Es una paz que enfrenta todas las formas del mal, pero con el arma de su
Palabra, que como espada de doble filo penetra
y deja al descubierto los pensamientos y las intenciones del corazón, lo que es
vida y lo que es muerte (cf Hebr 4,12).
Viene luego una alusión al Profeta Miqueas (7,6) que
refuerza la idea de que su persona puede dividir incluso a los miembros de una
familia. Es obvio que Jesús sabe que el amor a la familia es
un sagrado mandamiento de Dios (así lo afirma varias veces: 15, 3-6; 19, 19);
sin embargo, es consciente también de que quien se decida a vivir conforme a
sus enseñanzas podrá experimentar un conflicto entre la lealtad que le debe a Él
y la que debe a su familia; entonces tendrá que preferirlo a Él.
Y
esto no debía asombrar demasiado a los primeros cristianos pues conocían las
enseñanzas de los filósofos estoicos de su tiempo que afirmaban: «el bien debe
estimarse más que cualquier parentesco» (Epicteto).
Lo que Jesús afirma es que el vínculo de la fe ha de prevalecer sobre cualquier
otro vínculo, incluso el de parentesco. El vivir en radicalidad la fe puede
acarrear incomprensiones, críticas y rechazos aun de personas muy queridas, que
no comparten todos los valores del evangelio.

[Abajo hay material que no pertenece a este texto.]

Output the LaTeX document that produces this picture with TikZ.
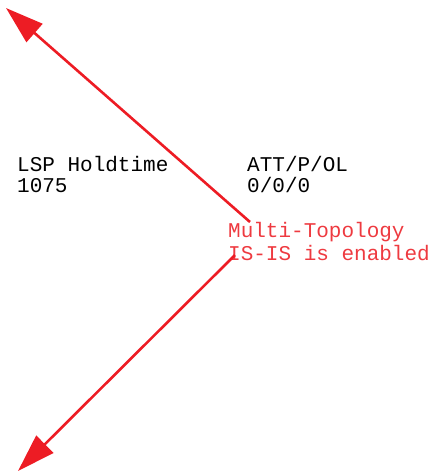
\documentclass[tikz,border=0pt]{standalone}
\usepackage{fontspec}
\setmonofont{Liberation Mono}
\usetikzlibrary{arrows.meta}
\definecolor{arrowred}{HTML}{ED1C24}
\definecolor{textred}{HTML}{EE3A40}

\begin{document}
\begin{tikzpicture}[x=1pt, y=-1pt,
        lbl/.style={anchor=base west, inner sep=0pt, font=\ttfamily\fontsize{21}{21}\selectfont},
        redarrow/.style={arrowred, line width=2.6pt, -{Triangle[length=38pt, width=24pt]}}]
        \useasboundingbox (0,0) rectangle (437,475);

        % header columns
        \node[lbl] (hold) at (17,171) {LSP Holdtime};
        \node[lbl] (holdval) at (17,192) {1075};
        \node[lbl] (att) at (247,171) {ATT/P/OL};
        \node[lbl] (attval) at (247,192) {0/0/0};

        % callout
        \node[lbl, textred] (mt) at (228,237) {Multi-Topology};
        \node[lbl, textred] (isis) at (228,260) {IS-IS is enabled};

        \coordinate (upstart) at (250,222);
        \coordinate (uptip) at (6,8);
        \coordinate (downstart) at (235,255);
        \coordinate (downtip) at (18,471);

        \draw[redarrow] (upstart) -- (uptip);
        \draw[redarrow] (downstart) -- (downtip);
    \end{tikzpicture}
\end{document}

Un eco de la fuerza con que el Dios celoso del Antiguo Testamento
exigía fidelidad (cf. Ex 20,5; 34,14; Dt
4,24), resuena en las palabras de Jesús. No se le puede poner por debajo de
nadie ni de nada. La adhesión a su persona ha de estar por encima. Por tanto,
se han de posponer otros bienes y valores, que pueden seguir manteniendo su
poder de atracción. El creyente sabe cuál es la prioridad y por eso su opción
fundamental hace que el “valor” Dios, sea el más importante, en torno al cual
debe girar toda su vida, y ante el cual todo ha de quedar relativizado. El
que quiere a su padre o a su madre más que a mí no es digno de mí, y el que
quiere a su hijo o a su hija más que a mí no es digno de mí…. El que encuentre
su vida la perderá, y el que pierda su vida por mí, la encontrará.
No
dice que dejemos de amar a nuestros seres queridos, padres, hermanos, hijos...
Lo que dice es que quien ama a su padre o a su madre más que a Él, no es digno
de Él. No se le puede amar menos porque
ya no sería el Señor, a quien se debe amar con todo el corazón y por encima de
todo. Y si se le puede amar así –por encima de todo– es porque Él nos amó
primero (1 Jn 4, 19) y se entregó a
la muerte por mí (Gal 2,20). A su
pasión por mí, respondo con mi pasión por Él. Así, Cristo viene a ser vida para
el creyente, lo más importante del mundo, más que la familia, más que la propia
vida.
Por
lo demás, todos sabemos lo que puede ocurrir en las familias cuando uno de sus
miembros opta por un cristianismo más auténtico y cambia visiblemente de
conducta, o cuando uno siente la vocación a una mayor entrega en la Iglesia, o asume
un estilo de vida solidario que le lleva a encaminar su vida profesional más a
servir que a ganar dinero.
Más aún, el solo hecho de querer obrar con rectitud y
honestidad en medio de un país, de una sociedad marcada por la corrupción
de las costumbres, puede llevar al cristiano a la encrucijada de tener que
optar entre lo que le ofrecen los hombres –que pueden ser incluso personas muy
cercanas– y lo que pide Cristo. En tales momentos el cristiano opta por Cristo
y lo hace sin dejar en absoluto de amar a los suyos, aun sabiendo que puede quedarse
solo, y sólo por la certeza interior de que, en definitiva, no puede haber
oposición entre los amores humanos y el amor a Dios. Este cristiano redescubre
y engrandece el amor que les tiene a sus seres queridos. Ha aprendido a amarlos
en Dios y según Dios, ha aprendido a amarlo todo en Dios y para Dios.
La exigencia de la cruz, final y resumen de todo, incluye
estar listo a dar la vida. No es amar a la cruz por sí misma ni al dolor por el
dolor, sino desear imitar y seguir a Jesús hasta donde sea necesario, aun a
riesgo de la propia vida. Una entrega así asegura el logro más feliz de la
persona antes y después de la muerte.
El
texto termina con un elogio de todo aquel que acoge al que va en nombre del
Señor, al que es discípulo suyo, aunque sea un pobrecito. Hay una identificación entre los enviados y Jesús que los
envía, su ser y su actuar se continúan en ellos: el que a ustedes recibe, a
mí recibe, y el que me recibe a mí, recibe al que me ha enviado (Mt 10,40; cf. Mt 25,31-46). El que dé de beber a uno de estos pobrecitos
porque es mi discípulo, no perderá su paga.